Resource-Efficient Gesture Recognition using Low-Resolution Thermal Camera via Spiking Neural Networks and Sparse Segmentation
This provides a resource-efficient solution for gesture recognition in automotive settings, addressing lighting insensitivity and cost, though it is incremental in applying SNNs to this domain.
The paper tackles hand gesture recognition using a low-resolution thermal camera and a novel Spiking Neural Network (SNN) with Sparse Segmentation, achieving 93.9% accuracy on a 5-class dataset in an automotive context while reducing memory and compute complexity by over an order of magnitude compared to deep learning.

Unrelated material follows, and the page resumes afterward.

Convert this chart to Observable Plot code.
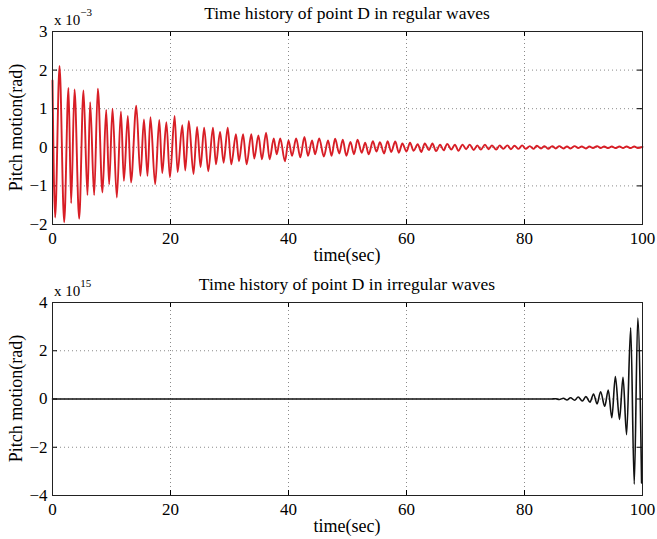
<!DOCTYPE html>
<html><head><meta charset="utf-8">
<script src="https://cdn.jsdelivr.net/npm/d3@7"></script>
<script src="https://cdn.jsdelivr.net/npm/@observablehq/plot@0.6"></script>
<style>
body{margin:0;background:#fff;}
#chart{position:relative;width:657px;height:539px;background:#fff;}
#chart svg{position:absolute;left:0;}
</style>
</head><body><div id="chart"></div>
<script>
// Regular waves: extrema of pitch motion (units of 10^-3 rad)
const regularTime = [
  0, 0.45, 1.19, 1.98, 2.71, 3.16, 3.73, 4.52, 5.25, 5.93,
  6.38, 7.06, 7.68, 8.47, 9.10, 9.60, 10.17, 10.90, 11.60, 12.10,
  12.77, 13.30, 14.20, 14.90, 15.50, 16.10, 16.60, 17.40, 18.10, 18.60,
  19.30, 19.90, 20.70, 21.20, 22.00, 22.50, 23.10, 23.90, 24.50, 25.10,
  25.70, 26.40, 27.20, 27.70, 28.40, 29.00, 29.70, 30.30, 31.10, 31.60,
  32.30, 32.90, 33.70, 34.20, 34.90, 35.50, 36.20, 36.80, 37.50, 38.00,
  38.60, 39.40, 40.00, 40.60, 41.30, 42.00, 42.70, 43.30, 44.00, 44.50,
  45.20, 46.00, 46.70, 47.30, 47.90, 48.60, 49.20, 49.80, 50.50, 51.10,
  51.70, 52.40, 53.00, 53.60, 54.30, 54.90, 55.50, 56.20, 56.80, 57.40,
  58.10, 58.70, 59.30, 60.00, 60.60, 61.20, 61.90, 62.50, 63.10, 63.80,
  64.40, 65.00, 65.70, 66.30, 66.90, 67.60, 68.20, 68.80, 69.50, 70.10,
  70.70, 71.40, 72.00, 72.60, 73.30, 73.90, 74.50, 75.20, 75.80, 76.40,
  77.10, 77.70, 78.30, 79.00, 79.60, 80.20, 80.90, 81.50, 82.10, 82.80,
  83.40, 84.00, 84.70, 85.30, 85.90, 86.60, 87.20, 87.80, 88.50, 89.10,
  89.70, 90.40, 91.00, 91.60, 92.30, 92.90, 93.50, 94.20, 94.80, 95.40,
  96.10, 96.70, 97.30, 98.00, 98.60, 99.20, 100
];
const regularPitch = [
  1.73, -1.82, 2.11, -1.94, 1.54, -1.45, 1.50, -1.85, 1.47, -1.24,
  1.17, -1.24, 1.52, -1.17, 0.97, -0.96, 1.00, -1.30, 0.93, -0.87,
  0.81, -0.91, 1.08, -0.74, 0.72, -0.74, 0.78, -0.96, 0.71, -0.67,
  0.65, -0.78, 0.81, -0.64, 0.57, -0.60, 0.68, -0.69, 0.53, -0.51,
  0.51, -0.62, 0.51, -0.44, 0.40, -0.40, 0.51, -0.44, 0.34, -0.36,
  0.34, -0.44, 0.34, -0.29, 0.31, -0.31, 0.38, -0.31, 0.23, -0.18,
  0.23, -0.36, 0.18, -0.22, 0.23, -0.26, 0.27, -0.22, 0.18, -0.18,
  0.23, -0.24, 0.18, -0.22, 0.22, -0.16, 0.20, -0.22, 0.14, -0.18,
  0.20, -0.14, 0.12, -0.18, 0.16, -0.11, 0.13, -0.16, 0.16, -0.12,
  0.15, -0.14, 0.10, -0.11, 0.12, -0.09, 0.08, -0.12, 0.10, -0.07,
  0.10, -0.10, 0.07, -0.08, 0.09, -0.06, 0.07, -0.09, 0.07, -0.05,
  0.07, -0.07, 0.05, -0.06, 0.07, -0.05, 0.05, -0.06, 0.05, -0.04,
  0.05, -0.05, 0.04, -0.04, 0.05, -0.04, 0.03, -0.04, 0.04, -0.03,
  0.03, -0.04, 0.03, -0.03, 0.03, -0.03, 0.02, -0.03, 0.03, -0.02,
  0.02, -0.03, 0.02, -0.02, 0.03, -0.02, 0.02, -0.02, 0.02, -0.02,
  0.02, -0.02, 0.02, -0.02, 0.02, -0.02, 0.01
];
// Irregular waves: extrema of pitch motion (units of 10^15 rad)
const irregularTime = [
  0, 84.60, 85.30, 85.90, 86.60, 87.20, 87.80, 88.50, 89.10, 89.80,
  90.40, 91.10, 91.70, 92.30, 92.90, 93.60, 94.20, 94.80, 95.40, 96.10,
  96.70, 97.30, 98.00, 98.60, 99.20, 99.85
];
const irregularPitch = [
  0, 0, 0.01, -0.02, 0.03, -0.04, 0.05, -0.05, 0.08, -0.08,
  0.10, -0.13, 0.21, -0.20, 0.30, -0.30, 0.37, -0.78, 0.93, -0.85,
  0.90, -1.48, 2.95, -3.53, 3.36, -3.48
];
const xTicks = [0, 20, 40, 60, 80, 100];
const regularYTicks = [-2, -1, 0, 1, 2, 3];
const irregularYTicks = [-4, -2, 0, 2, 4];
const titles = ["Time history of point D in regular waves", "Time history of point D in irregular waves"];
const exponents = ["\u22123", "15"];
const xLabel = "time(sec)";
const yLabel = "Pitch motion(rad)";

const W = 657, ML = 52, MR = 15, MT = 31, FH = 193;
const FW = W - ML - MR;
const FONT = "'Liberation Serif', 'Times New Roman', serif";

function panel({time, pitch, color, width, yDomain, yTicks, title, exponent, height, top}) {
  const data = time.map((t, i) => ({t, v: pitch[i]}));
  const MB = height - MT - FH;
  const gridStyle = {stroke: "#8a8a8a", strokeOpacity: 1, strokeWidth: 1, strokeDasharray: "1,3"};
  const svg = Plot.plot({
    width: W, height,
    marginLeft: ML, marginRight: MR, marginTop: MT, marginBottom: MB,
    style: {fontFamily: FONT, fontSize: "17px", color: "black", background: "white", overflow: "visible"},
    x: {domain: [0, 100], ticks: xTicks, label: null},
    y: {domain: yDomain, ticks: yTicks, label: null},
    marks: [
      Plot.ruleX(xTicks.slice(1, -1), gridStyle),
      Plot.ruleY(yTicks.slice(1, -1), gridStyle),
      Plot.ruleX(xTicks, {stroke: "black", insetTop: FH - 5}),
      Plot.ruleX(xTicks, {stroke: "black", insetBottom: FH - 5}),
      Plot.ruleY(yTicks, {stroke: "black", insetRight: FW - 5}),
      Plot.ruleY(yTicks, {stroke: "black", insetLeft: FW - 5}),
      Plot.axisX(xTicks, {tickSize: 0, tickPadding: 7, fontSize: 17, label: null}),
      Plot.axisY(yTicks, {tickSize: 0, tickPadding: 5, fontSize: 17, label: null}),
      Plot.line(data, {x: "t", y: "v", stroke: color, strokeWidth: width, curve: "monotone-x"}),
      Plot.frame({stroke: "#222", strokeWidth: 1})
    ]
  });
  const s = d3.select(svg);
  s.append("text").attr("x", ML + FW / 2).attr("y", MT - 12)
    .attr("text-anchor", "middle").attr("font-size", 17.5).attr("fill", "black").text(title);
  const ex = s.append("text").attr("x", 54).attr("y", MT - 6).attr("text-anchor", "start")
    .attr("font-size", 15).attr("fill", "black");
  ex.append("tspan").text("x 10");
  ex.append("tspan").attr("dy", -9).attr("font-size", 11).text(exponent);
  s.append("text").attr("transform", `translate(21.5,${MT + FH / 2}) rotate(-90)`)
    .attr("text-anchor", "middle").attr("font-size", 18).attr("fill", "black").text(yLabel);
  s.append("text").attr("x", ML + FW / 2).attr("y", MT + FH + 36.5)
    .attr("text-anchor", "middle").attr("font-size", 18).attr("fill", "black").text(xLabel);
  svg.style.top = top + "px";
  return svg;
}

const chart = document.getElementById("chart");
chart.appendChild(panel({time: regularTime, pitch: regularPitch, color: "#d81e26", width: 1.9,
  yDomain: [-2, 3], yTicks: regularYTicks, title: titles[0], exponent: exponents[0], height: 269, top: 0}));
chart.appendChild(panel({time: irregularTime, pitch: irregularPitch, color: "#111", width: 1.6,
  yDomain: [-4, 4], yTicks: irregularYTicks, title: titles[1], exponent: exponents[1], height: 268, top: 271}));
</script>
</body></html>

This work proposes a novel approach for hand gesture recognition using an inexpensive, low-resolution (24 x 32) thermal sensor processed by a Spiking Neural Network (SNN) followed by Sparse Segmentation and feature-based gesture classification via Robust Principal Component Analysis (R-PCA). Compared to the use of standard RGB cameras, the proposed system is insensitive to lighting variations while being significantly less expensive compared to high-frequency radars, time-of-flight cameras and high-resolution thermal sensors previously used in literature. Crucially, this paper shows that the innovative use of the recently proposed Monostable Multivibrator (MMV) neural networks as a new class of SNN achieves more than one order of magnitude smaller memory and compute complexity compared to deep learning approaches, while reaching a top gesture recognition accuracy of 93.9% using a 5-class thermal camera dataset acquired in a car cabin, within an automotive context. Our dataset is released for helping future research.